While the milestone is one to celebrate, it's also one that's making fire officials take a hard look at what the future holds for firefighting.

With budget cuts and waning resources, fire departments are learning how to do more with less.

One of the challenges facing rural fire departments like the one at Brooks is recruitment.

Right now, there are 32 volunteer firefighters in Brooks.

That's just enough, but Swanson says he would prefer to see a waiting list of volunteers.

"It's a struggle to get volunteers and then to maintain them, and the smaller the community you're in, the smaller pool of resources that you have," he said.

Volunteers balance day jobs, fire shifts

Despite that, there are many volunteers who say the job is a dream come true.

"It's so much fun, you get to drive a truck with sirens and lights," said James Cooley, a volunteer firefighter with the Brooks fire department. "Who wouldn't want to do that?"

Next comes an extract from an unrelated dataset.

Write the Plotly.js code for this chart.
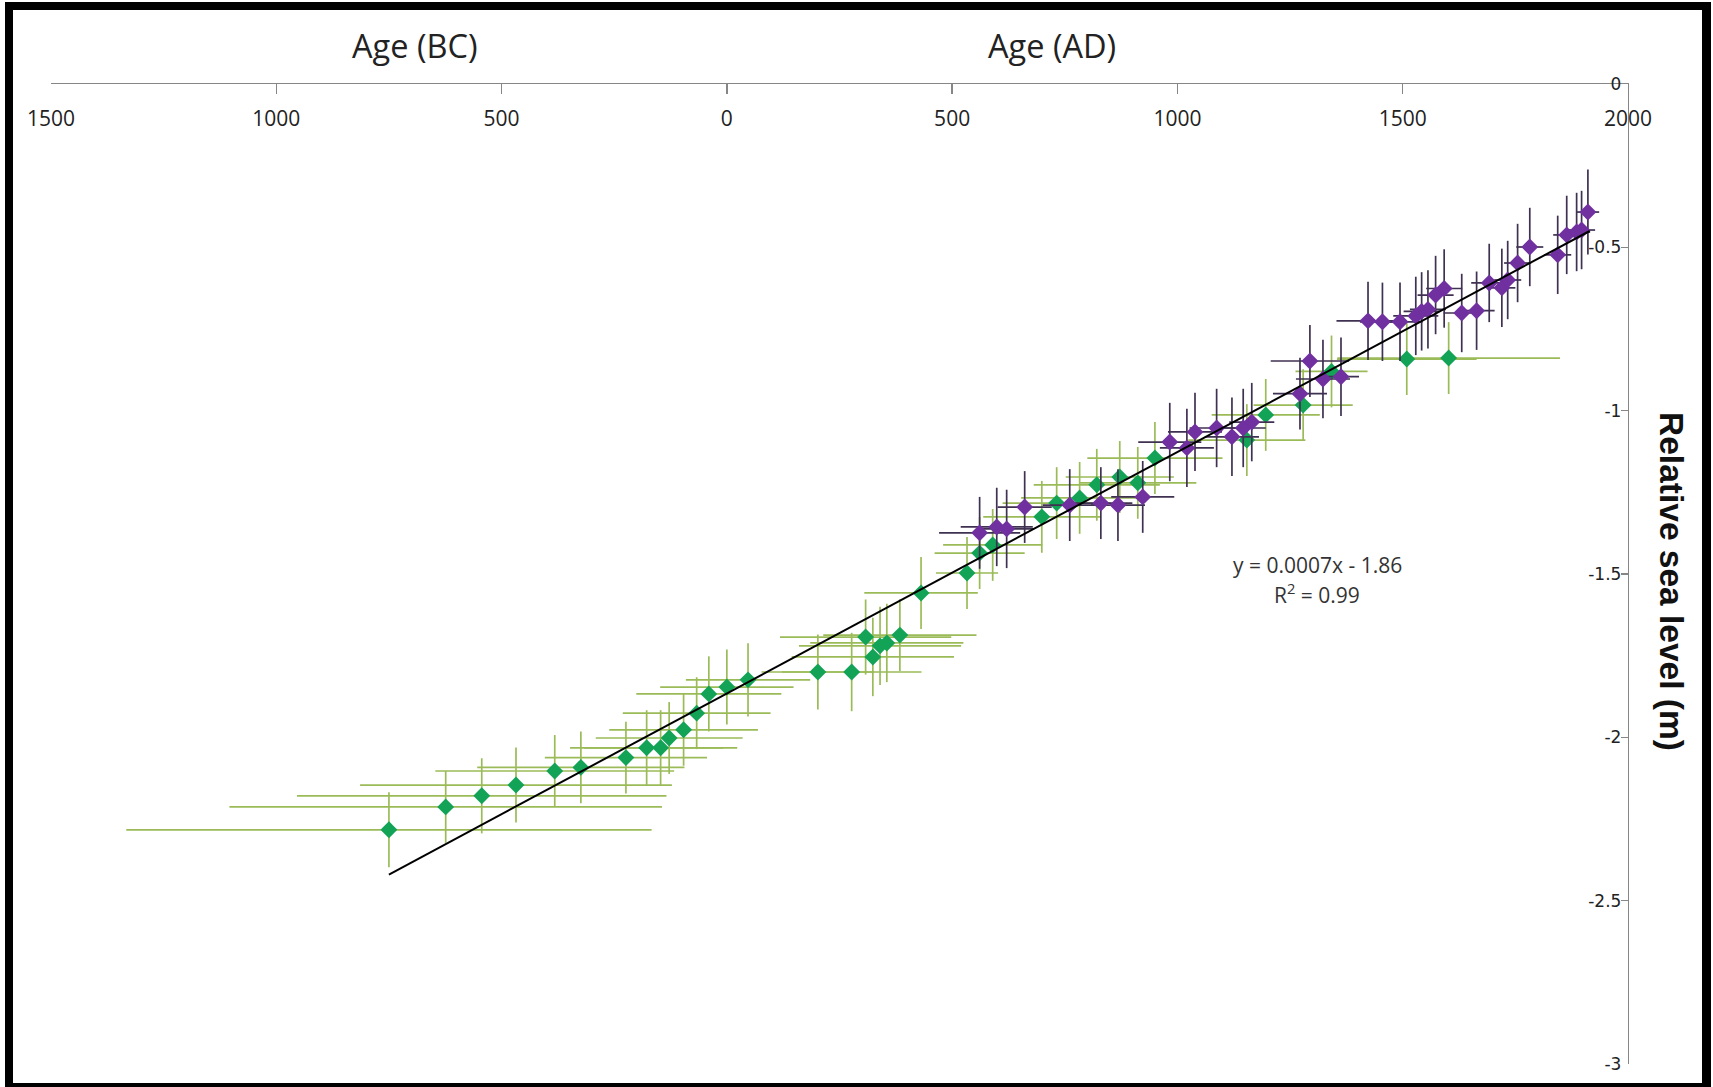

Most volunteers hold down full- or part-time day jobs in addition to their training and volunteer shifts.

"We're just as busy," Cooley said. "Brooks is a very busy fire department … It's hard to get people to come out. A lot of people don't even know Brooks is a volunteer fire department."

While the work can be challenging, it's one that many volunteers say they wouldn't trade for anything.

"I worked in an office, right after the time I turned 18," Cooley said. "All of a sudden it was firefighting and that's all it's ever since been … I can't sit still anymore."